Galleon Management, LP, et al.

U.S. Securities and Exchange Commission

Litigation Release No. 21397 / January 29, 2010

SEC v. Galleon Management, LP, et al., Civil Action No. 09-CV-8811 (SDNY) (JSR)

SEC Announces Significant Developments in the Galleon Enforcement Action

SEC Files an Amended Complaint Containing New Allegations of Insider Trading by Rajaratnam and Kumar - The Schemes Now Alleged Generated Over $52 Million in Illicit Profits or Losses Avoided

The SEC announced that The Honorable Jed S. Rakoff, United States District Judge, United States District Court for the Southern District of New York, has authorized the SEC to file a Second Amended Complaint ("SAC"), containing new allegations of insider trading in the securities of two additional companies by two defendants in this action, Raj Rajaratnam ("Rajaratnam") and Anil Kumar ("Kumar"). The insider trading now alleged in the Commission's enforcement action cumulatively generated more than $52 million in illicit trading profits or losses avoided. The SAC also recounts details of an illicit payment scheme between Rajaratnam and Kumar, in which Rajaratnam paid Kumar for material non-public information that Rajaratnam then used to trade on behalf of his hedge fund, Galleon Management, LP ("Galleon"), generating almost $20 million in illicit profits. From 2003 to October 2009, Rajaratnam paid Kumar $1.75 to $2 million for inside information, and Kumar reinvested some of those funds in a nominee account at Galleon, earning, together with the profits on such reinvestments, a combined total of roughly $2.6 million for his participation in the scheme. The SAC adds a claim relating to these allegations against Kumar for violation of Section 17(a) of the Securities Act of 1933 ("Securities Act").

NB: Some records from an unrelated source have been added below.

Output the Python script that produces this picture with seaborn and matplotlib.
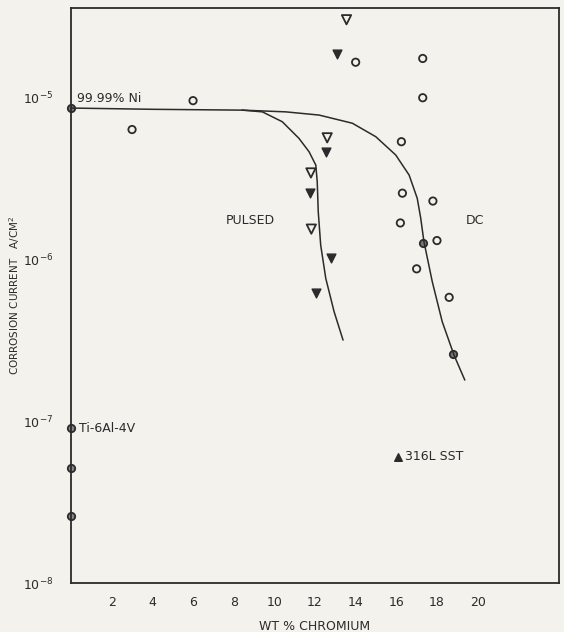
import numpy as np
import pandas as pd
import seaborn as sns
import matplotlib.pyplot as plt

# data
ni_x = [0]
ni_y = [8.5e-6]

dc_open_x = [3, 6, 14, 17.3, 17.3, 16.25, 16.3, 17.8, 16.2, 18.0, 17.0, 18.6]
dc_open_y = [6.3e-6, 9.5e-6, 1.64e-5, 1.73e-5, 9.9e-6, 5.3e-6, 2.55e-6, 2.28e-6,
             1.67e-6, 1.30e-6, 8.7e-7, 5.8e-7]
dc_on_x = [17.3, 18.8]
dc_on_y = [1.26e-6, 2.6e-7]

pulsed_open_x = [13.55, 12.6, 11.8, 11.82]
pulsed_open_y = [3.0e-5, 5.6e-6, 3.4e-6, 1.53e-6]
pulsed_fill_x = [13.1, 12.55, 11.77, 12.8, 12.03]
pulsed_fill_y = [1.84e-5, 4.6e-6, 2.57e-6, 1.02e-6, 6.2e-7]

ti_x = [0, 0, 0]
ti_y = [9.0e-8, 5.1e-8, 2.6e-8]
sst_x = [16.1]
sst_y = [6.0e-8]

# hand-drawn curves
flat_x = [0, 4, 8.43]
flat_y = [8.55e-6, 8.4e-6, 8.3e-6]
pulsed_cx = [8.43, 9.41, 10.39, 11.21, 11.71, 12.04, 12.11, 12.16, 12.28, 12.53, 12.94, 13.38]
pulsed_cy = [8.3e-6, 8.1e-6, 7.04e-6, 5.56e-6, 4.59e-6, 3.80e-6, 3.0e-6, 1.96e-6,
             1.22e-6, 7.6e-7, 4.73e-7, 3.16e-7]
dc_cx = [8.43, 10.56, 12.2, 13.84, 14.99, 15.97, 16.63, 17.03, 17.2, 17.36, 17.77,
         18.26, 18.84, 19.37]
dc_cy = [8.3e-6, 8.1e-6, 7.74e-6, 6.89e-6, 5.69e-6, 4.39e-6, 3.30e-6, 2.37e-6,
         1.79e-6, 1.28e-6, 7.24e-7, 4.10e-7, 2.55e-7, 1.79e-7]

xticks = [2, 4, 6, 8, 10, 12, 14, 16, 18, 20]

sns.set_style("white")
plt.rcParams['font.family'] = ['Liberation Sans Narrow', 'DejaVu Sans']
ink = "#2b2b2b"
bg = "#f4f2ec"

fig = plt.figure(figsize=(5.64, 6.32), dpi=100, facecolor=bg)
ax = fig.add_axes([0.126, 0.0775, 0.865, 0.91])
ax.set_facecolor(bg)
ax.set_yscale("log")

# curves
for cx, cy in [(flat_x, flat_y), (pulsed_cx, pulsed_cy), (dc_cx, dc_cy)]:
    sns.lineplot(x=cx, y=cy, ax=ax, color=ink, lw=1.1, sort=False, estimator=None)

# points
sns.scatterplot(x=dc_open_x, y=dc_open_y, ax=ax, marker="o", s=28,
                facecolor="none", edgecolor=ink, linewidth=1.3)
sns.scatterplot(x=dc_on_x + ni_x, y=dc_on_y + ni_y, ax=ax, marker="o", s=28,
                color="#777777", edgecolor=ink, linewidth=1.3, clip_on=False)
sns.scatterplot(x=pulsed_open_x, y=pulsed_open_y, ax=ax, marker="v", s=45,
                facecolor="none", edgecolor=ink, linewidth=1.3)
sns.scatterplot(x=pulsed_fill_x, y=pulsed_fill_y, ax=ax, marker="v", s=40,
                color=ink, edgecolor=ink, linewidth=1)
sns.scatterplot(x=ti_x, y=ti_y, ax=ax, marker="o", s=28,
                color="#888888", edgecolor=ink, linewidth=1.3, clip_on=False)
sns.scatterplot(x=sst_x, y=sst_y, ax=ax, marker="^", s=30,
                color=ink, edgecolor=ink, linewidth=1)

# annotations
ax.text(0.3, 8.9e-6, "99.99% Ni", fontsize=9, color=ink, va="bottom")
ax.text(7.6, 1.65e-6, "PULSED", fontsize=9, color=ink)
ax.text(19.4, 1.65e-6, "DC", fontsize=9, color=ink)
ax.text(0.4, 9.0e-8, "Ti-6Al-4V", fontsize=9, color=ink, va="center")
ax.text(16.45, 6.0e-8, "316L SST", fontsize=9, color=ink, va="center")

ax.set_xlim(0, 24)
ax.set_ylim(1e-8, 3.55e-5)
ax.set_xticks(xticks)
ax.set_xticklabels([str(t) for t in xticks])
ax.set_yticks([1e-8, 1e-7, 1e-6, 1e-5])
ax.set_yticklabels([r"$10^{-8}$", r"$10^{-7}$", r"$10^{-6}$", r"$10^{-5}$"])
ax.minorticks_off()
ax.tick_params(axis="both", direction="inout", length=6, width=1, colors=ink,
               labelsize=9, pad=6)
ax.tick_params(axis="y", pad=10)

for side in ["left", "bottom", "top", "right"]:
    ax.spines[side].set_color(ink)
    ax.spines[side].set_linewidth(1.3)

ax.set_xlabel("WT % CHROMIUM", fontsize=9, color=ink, labelpad=8)
ax.set_ylabel("CORROSION CURRENT   A/CM$^2$", fontsize=7.5, color=ink)
ax.yaxis.set_label_coords(-0.1, 0.5)

fig.savefig("out.png", dpi=100, facecolor=bg)
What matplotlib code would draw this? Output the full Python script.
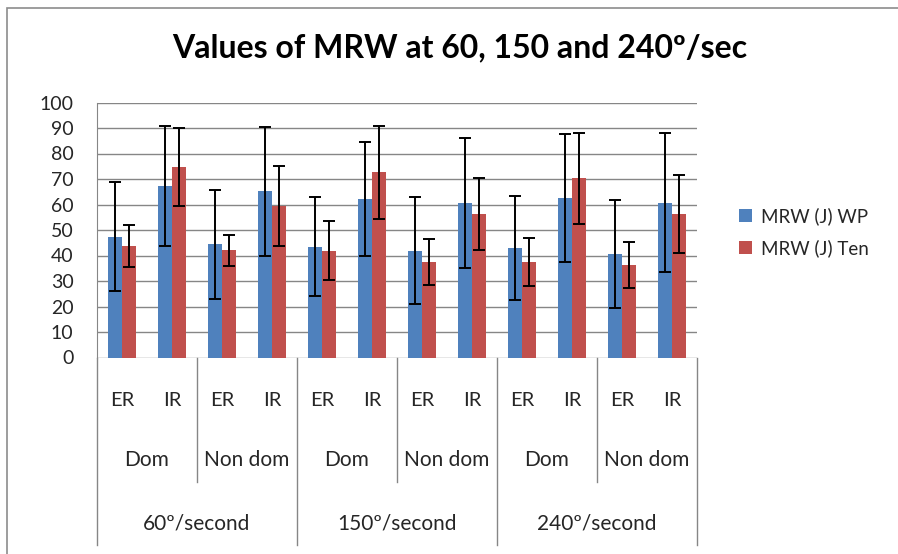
import numpy as np
import matplotlib
matplotlib.use("Agg")
import matplotlib.pyplot as plt
from matplotlib.transforms import blended_transform_factory
from matplotlib.patches import Rectangle

plt.rcParams['font.family'] = ['Lato', 'DejaVu Sans']

# data
motions  = ["ER", "IR"] * 6
sides    = ["Dom", "Non dom"] * 3
speeds   = ["60º/second", "150º/second", "240º/second"]

wp_mean  = [47.4, 67.4, 44.4, 65.1, 43.5, 62.1, 41.9, 60.6, 42.8, 62.4, 40.6, 60.7]
wp_sd    = [21.3, 23.5, 21.4, 25.4, 19.4, 22.3, 20.9, 25.4, 20.4, 25.1, 21.2, 27.2]
ten_mean = [43.7, 74.8, 42.0, 59.5, 41.9, 72.6, 37.5, 56.3, 37.6, 70.2, 36.3, 56.3]
ten_sd   = [8.2, 15.3, 6.0, 15.6, 11.6, 18.2, 9.0, 14.2, 9.4, 17.9, 9.0, 15.4]

W, H = 898, 554
fig = plt.figure(figsize=(W / 100, H / 100), dpi=100)

# plot area in pixels (left, top, right, bottom)
pl, pt, pr, pb = 97, 102.5, 697, 357.5
ax = fig.add_axes([pl / W, 1 - pb / H, (pr - pl) / W, (pb - pt) / H])

blue = "#4F81BD"
red = "#C0504D"
grid_c = "#868686"
txt_c = "#262626"

x = np.arange(len(motions))
bw = 0.28
ax.bar(x - bw / 2, wp_mean, bw, color=blue, label="MRW (J) WP", zorder=3)
ax.bar(x + bw / 2, ten_mean, bw, color=red, label="MRW (J) Ten", zorder=3)
ax.errorbar(x - bw / 2, wp_mean, yerr=wp_sd, fmt="none", ecolor="black",
            elinewidth=1.4, capsize=4, capthick=1.4, zorder=4)
ax.errorbar(x + bw / 2, ten_mean, yerr=ten_sd, fmt="none", ecolor="black",
            elinewidth=1.4, capsize=4, capthick=1.4, zorder=4)

ax.set_xlim(-0.5, len(motions) - 0.5)
ax.set_ylim(0, 100)
ax.set_yticks(np.arange(0, 101, 10))
ax.yaxis.grid(True, color=grid_c, linewidth=1.0, zorder=0)
ax.set_xticks([])
ax.tick_params(axis="y", length=0, pad=17, labelsize=14, labelcolor=txt_c)
for s in ["top", "right", "bottom"]:
    ax.spines[s].set_visible(False)
ax.spines["left"].set_color(grid_c)

# category table under the axis
tr = blended_transform_factory(ax.transData, fig.transFigure)
fy = lambda py: 1 - py / H
for i in range(len(motions)):
    ax.text(x[i], fy(400), motions[i], transform=tr, ha="center", va="center",
            fontsize=14.5, color=txt_c)
for j in range(len(sides)):
    ax.text(2 * j + 0.5, fy(460), sides[j], transform=tr, ha="center",
            va="center", fontsize=15, color=txt_c)
for k in range(len(speeds)):
    ax.text(4 * k + 1.5, fy(523), speeds[k], transform=tr, ha="center",
            va="center", fontsize=15, color=txt_c)
for b in np.arange(-0.5, 12, 2):
    low = 545 if (b + 0.5) % 4 == 0 else 482
    ax.plot([b, b], [fy(pb), fy(low)], transform=tr, color=grid_c,
            linewidth=1.0, clip_on=False)

fig.text(460 / W, fy(48), "Values of MRW at 60, 150 and 240º/sec",
         ha="center", va="center", fontsize=23, fontweight="bold")

fig.legend(loc="center left", bbox_to_anchor=(722 / W, fy(232)), frameon=False,
           fontsize=13.5, handlelength=0.7, handleheight=0.7, handletextpad=0.5,
           labelspacing=0.75, labelcolor=txt_c)

# outer chart border
fig.patches.append(Rectangle((7 / W, -0.1), 1.1, 1 - 8 / H + 0.1,
                             transform=fig.transFigure, fill=False,
                             edgecolor="#8c8c8c", linewidth=1.2))

fig.savefig("out.png", dpi=100)
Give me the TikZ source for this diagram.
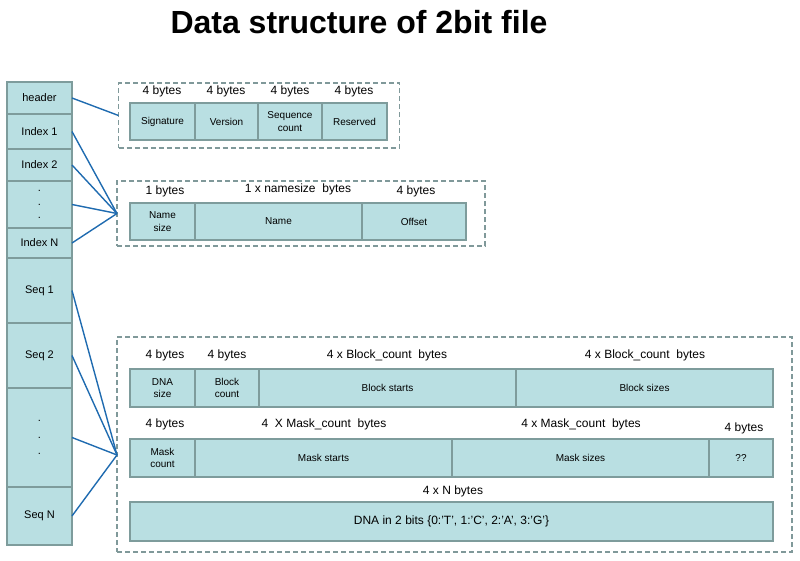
\documentclass[tikz,border=0pt]{standalone}
\usepackage{fontspec}
\setmainfont{Liberation Sans}
\begin{document}
\begin{tikzpicture}[x=1pt,y=-1pt,
  cellfill/.style={fill=cellc, draw=cellb, line width=1.8pt, inner sep=0pt, outer sep=0pt, align=center, font=\fontsize{10}{12.5}\selectfont},
  colcell/.style={cellfill, minimum width=65, font=\fontsize{11}{13}\selectfont},
  dbox/.style={draw=dashc, line width=1.4pt, dash pattern=on 5pt off 3pt, inner sep=0pt, outer sep=0pt},
  lbl/.style={font=\fontsize{12}{14}\selectfont, inner sep=0pt},
  link/.style={draw=linkc, line width=1.4pt}
]
\definecolor{cellc}{HTML}{B9DFE2}
\definecolor{cellb}{HTML}{7E9C9C}
\definecolor{dashc}{HTML}{80999A}
\definecolor{linkc}{HTML}{1F6BB0}
\useasboundingbox (0,0) rectangle (800,560);

% title
\node[font=\bfseries\fontsize{32}{36}\selectfont, inner sep=0pt] (title) at (359,22) {Data structure of 2bit file};

% left column
\node[colcell, minimum height=32] (hdr) at (39.5,98) {header};
\node[colcell, minimum height=35] (ix1) at (39.5,131.5) {Index 1};
\node[colcell, minimum height=32] (ix2) at (39.5,165) {Index 2};
\node[colcell, minimum height=47, font=\fontsize{11}{13.5}\selectfont] (ixd) at (39.5,204.5) {.\\.\\.};
\node[colcell, minimum height=30] (ixn) at (39.5,243) {Index N};
\node[colcell, minimum height=65] (sq1) at (39.5,290.5) {Seq 1};
\node[colcell, minimum height=65] (sq2) at (39.5,355.5) {Seq 2};
\node[colcell, minimum height=99, font=\fontsize{11}{16.5}\selectfont] (sqd) at (39.5,437.5) {.\\.\\.};
\node[colcell, minimum height=58] (sqn) at (39.5,516) {Seq N};

% header box
\node[dbox, minimum width=281, minimum height=65] (hdrbox) at (259,115.5) {};
\node[cellfill, minimum width=65, minimum height=37] (sig) at (162.5,121.5) {Signature};
\node[cellfill, minimum width=63, minimum height=37] (ver) at (226.5,121.5) {Version};
\node[cellfill, minimum width=64, minimum height=37] (cnt) at (290,121.5) {Sequence\\count};
\node[cellfill, minimum width=65, minimum height=37] (res) at (354.5,121.5) {Reserved};
\node[lbl] (l1) at (162,91) {4 bytes};
\node[lbl] (l2) at (226,91) {4 bytes};
\node[lbl] (l3) at (290,91) {4 bytes};
\node[lbl] (l4) at (354,91) {4 bytes};

% index box
\node[dbox, minimum width=368, minimum height=65] (idxbox) at (301,213.5) {};
\node[cellfill, minimum width=65, minimum height=37] (nsz) at (162.5,221.5) {Name\\size};
\node[cellfill, minimum width=167, minimum height=37] (nam) at (278.5,221.5) {Name};
\node[cellfill, minimum width=104, minimum height=37] (off) at (414,221.5) {Offset};
\node[lbl] (l5) at (165,191) {1 bytes};
\node[lbl] (l6) at (298,189) {1 x namesize\ \ bytes};
\node[lbl] (l7) at (416,191) {4 bytes};

% sequence box
\node[dbox, minimum width=675, minimum height=215] (seqbox) at (454.5,444.5) {};
\node[cellfill, minimum width=65, minimum height=38] (dsz) at (162.5,388) {DNA\\size};
\node[cellfill, minimum width=64, minimum height=38] (bct) at (227,388) {Block\\count};
\node[cellfill, minimum width=257, minimum height=38] (bst) at (387.5,388) {Block starts};
\node[cellfill, minimum width=257, minimum height=38] (bsz) at (644.5,388) {Block sizes};
\node[lbl] (l8) at (165,355) {4 bytes};
\node[lbl] (l9) at (227,355) {4 bytes};
\node[lbl] (l10) at (387,355) {4 x Block\_count\ \ bytes};
\node[lbl] (l11) at (645,355) {4 x Block\_count\ \ bytes};

\node[cellfill, minimum width=65, minimum height=38] (mct) at (162.5,458) {Mask\\count};
\node[cellfill, minimum width=257, minimum height=38] (mst) at (323.5,458) {Mask starts};
\node[cellfill, minimum width=257, minimum height=38] (msz) at (580.5,458) {Mask sizes};
\node[cellfill, minimum width=64, minimum height=38] (qq) at (741,458) {??};
\node[lbl] (l12) at (165,424) {4 bytes};
\node[lbl] (l13) at (324,424) {4\ \ X Mask\_count\ \ bytes};
\node[lbl] (l14) at (581,424) {4 x Mask\_count\ \ bytes};
\node[lbl] (l15) at (744,428) {4 bytes};

\node[lbl] (l16) at (453,491) {4 x N bytes};
\node[cellfill, minimum width=643, minimum height=39, font=\fontsize{12}{14}\selectfont] (dna) at (451.5,521.5) {DNA in 2 bits \{0:'T', 1:'C', 2:'A', 3:'G'\}};

% connectors
\coordinate (seqin) at (117,455);
\draw[link] (hdr.east) -- (hdrbox.west);
\draw[link] (ix1.east) -- (idxbox.west);
\draw[link] (ix2.east) -- (idxbox.west);
\draw[link] (ixd.east) -- (idxbox.west);
\draw[link] (ixn.east) -- (idxbox.west);
\draw[link] (sq1.east) -- (seqin);
\draw[link] (sq2.east) -- (seqin);
\draw[link] (sqd.east) -- (seqin);
\draw[link] (sqn.east) -- (seqin);
\end{tikzpicture}
\end{document}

The SEC's initial Complaint, filed on October 16, 2009, alleged that six individuals, including Rajaratnam and Kumar, and two hedge funds, engaged in widespread and repeated insider trading that generated over $25 million in profits. Rajaratnam is the founder and a Managing General Partner of Galleon, a New York hedge fund which at the time had billions of dollars under management. When the complaint was filed, Kumar, a friend of Rajaratnam's and a Galleon investor, was a director at the global consulting firm McKinsey & Co. ("McKinsey"). The Commission's complaint alleged that Rajaratnam unlawfully traded based on inside information involving eight different companies. It further alleged that Kumar acquired material non-public information while working as a McKinsey consultant and passed that information to Rajaratnam, who traded on it. The complaint charged Rajaratnam and Kumar with violations of Section 10(b) of the Securities Exchange Act of 1934 ("Exchange Act") and Rule 10b-5 thereunder, and Rajaratnam with violations of Section 17(a) of the Securities Act. On November 5, 2009, the SEC filed a First Amended Complaint charging an additional ten individuals and four entities with illegal insider trading that generated nearly $8 million more in unlawful profits.

 

The SEC Settles Its Claims Against Defendants Choo-Beng Lee and Ali T. Far

The Commission also announced that the Court has approved settlements against defendants Choo-Beng Lee ("Lee") and Ali T. Far ("Far"), who were managing members of Far & Lee LLC ("Far & Lee"), a Delaware limited liability company.  Lee was president and Far was managing member of Spherix Capital LLC ("Spherix"), an unregistered hedge fund investment adviser based in San Jose, California.  Lee and Far consented to the entry of a final judgment.

The Commission charged Lee and Far with violations of Section 10(b) of the Exchange Act and Rule 10b-5 thereunder, and Section 17(a) of the Securities Act, alleging: 

  • Lee obtained inside information about an earnings announcement at Google, which Lee then shared with Far.  Lee and Far then traded on such information on behalf of Far & Lee.

  • Far obtained inside information about an earnings pre-announcement and earnings announcement at Atheros, which Far then shared with Lee.  Far and Lee then traded on such information on behalf of Spherix.

The final judgment to be entered against Lee and Far permanently enjoins them from violating the antifraud provisions of the federal securities laws, Section 10(b) of the Exchange Act, Exchange Act Rule 10b-5, and Section 17(a) of the Securities Act.  It also orders them, jointly and severally, to disgorge $1,335,618.17, representing profits gained and/or losses avoided as a result of the conduct alleged, together with prejudgment interest thereon in the amount of $96,385.52.  In addition to disgorgement of profits, the judgment orders a civil penalty on defendants Lee and Far, jointly and severally, representing fifty percent of the trading profits/losses avoided, a discount from a one-time penalty, in recognition of their cooperation.

Separately, on December 16, 2009, Far & Lee and Spherix, now defunct or nearly so, were dismissed from the case in exchange for their agreement to cooperate and to cease doing business.

For further information, see Litigation Release No. 21255 (October 16, 2009) and 21284 (November 5, 2009).